▶ _WORK TO DO_:
Quote all of the data that follows exactly as written, skipping the images.

▶ _DATA BLOCK_:
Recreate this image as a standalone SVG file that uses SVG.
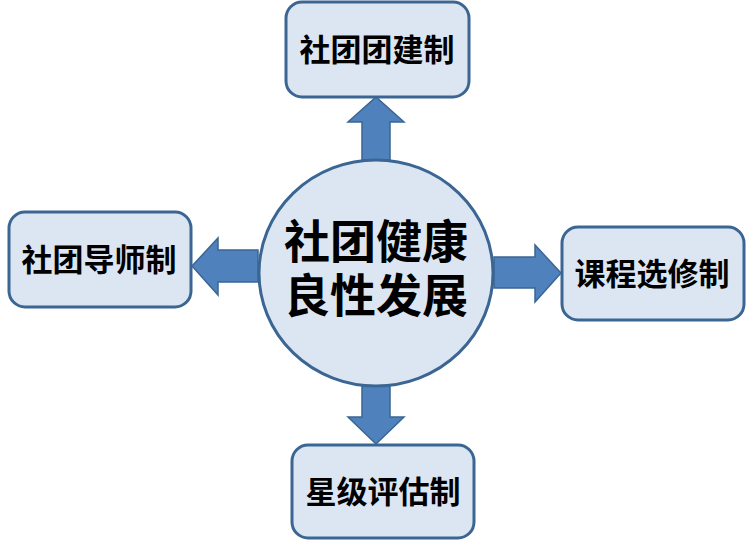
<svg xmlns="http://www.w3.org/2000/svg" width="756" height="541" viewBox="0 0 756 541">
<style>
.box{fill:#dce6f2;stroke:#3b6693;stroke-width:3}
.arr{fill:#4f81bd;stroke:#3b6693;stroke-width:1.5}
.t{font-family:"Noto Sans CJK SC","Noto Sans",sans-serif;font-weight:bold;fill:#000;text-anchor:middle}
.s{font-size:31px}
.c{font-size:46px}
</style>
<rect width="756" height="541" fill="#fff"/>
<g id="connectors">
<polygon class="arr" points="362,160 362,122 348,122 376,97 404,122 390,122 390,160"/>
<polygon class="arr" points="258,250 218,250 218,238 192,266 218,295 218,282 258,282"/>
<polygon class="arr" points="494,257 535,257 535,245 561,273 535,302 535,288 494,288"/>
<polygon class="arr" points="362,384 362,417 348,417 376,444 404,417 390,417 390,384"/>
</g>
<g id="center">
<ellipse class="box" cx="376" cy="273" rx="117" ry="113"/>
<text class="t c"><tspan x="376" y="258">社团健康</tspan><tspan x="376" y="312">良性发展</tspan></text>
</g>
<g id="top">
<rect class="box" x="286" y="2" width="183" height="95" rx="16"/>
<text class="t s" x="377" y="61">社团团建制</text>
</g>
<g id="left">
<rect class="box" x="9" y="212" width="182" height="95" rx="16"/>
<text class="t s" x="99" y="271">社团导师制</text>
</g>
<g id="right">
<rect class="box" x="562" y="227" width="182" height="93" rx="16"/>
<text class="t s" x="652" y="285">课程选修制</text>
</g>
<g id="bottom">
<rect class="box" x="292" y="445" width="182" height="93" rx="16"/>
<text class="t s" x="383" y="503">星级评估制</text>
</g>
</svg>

▶ _RESPONSE FOR THIS EXERCISE_:
Recreate this image as a standalone SVG file that uses SVG.
<svg xmlns="http://www.w3.org/2000/svg" width="756" height="541" viewBox="0 0 756 541">
<style>
.box{fill:#dce6f2;stroke:#3b6693;stroke-width:3}
.arr{fill:#4f81bd;stroke:#3b6693;stroke-width:1.5}
.t{font-family:"Noto Sans CJK SC","Noto Sans",sans-serif;font-weight:bold;fill:#000;text-anchor:middle}
.s{font-size:31px}
.c{font-size:46px}
</style>
<rect width="756" height="541" fill="#fff"/>
<g id="connectors">
<polygon class="arr" points="362,160 362,122 348,122 376,97 404,122 390,122 390,160"/>
<polygon class="arr" points="258,250 218,250 218,238 192,266 218,295 218,282 258,282"/>
<polygon class="arr" points="494,257 535,257 535,245 561,273 535,302 535,288 494,288"/>
<polygon class="arr" points="362,384 362,417 348,417 376,444 404,417 390,417 390,384"/>
</g>
<g id="center">
<ellipse class="box" cx="376" cy="273" rx="117" ry="113"/>
<text class="t c"><tspan x="376" y="258">社团健康</tspan><tspan x="376" y="312">良性发展</tspan></text>
</g>
<g id="top">
<rect class="box" x="286" y="2" width="183" height="95" rx="16"/>
<text class="t s" x="377" y="61">社团团建制</text>
</g>
<g id="left">
<rect class="box" x="9" y="212" width="182" height="95" rx="16"/>
<text class="t s" x="99" y="271">社团导师制</text>
</g>
<g id="right">
<rect class="box" x="562" y="227" width="182" height="93" rx="16"/>
<text class="t s" x="652" y="285">课程选修制</text>
</g>
<g id="bottom">
<rect class="box" x="292" y="445" width="182" height="93" rx="16"/>
<text class="t s" x="383" y="503">星级评估制</text>
</g>
</svg>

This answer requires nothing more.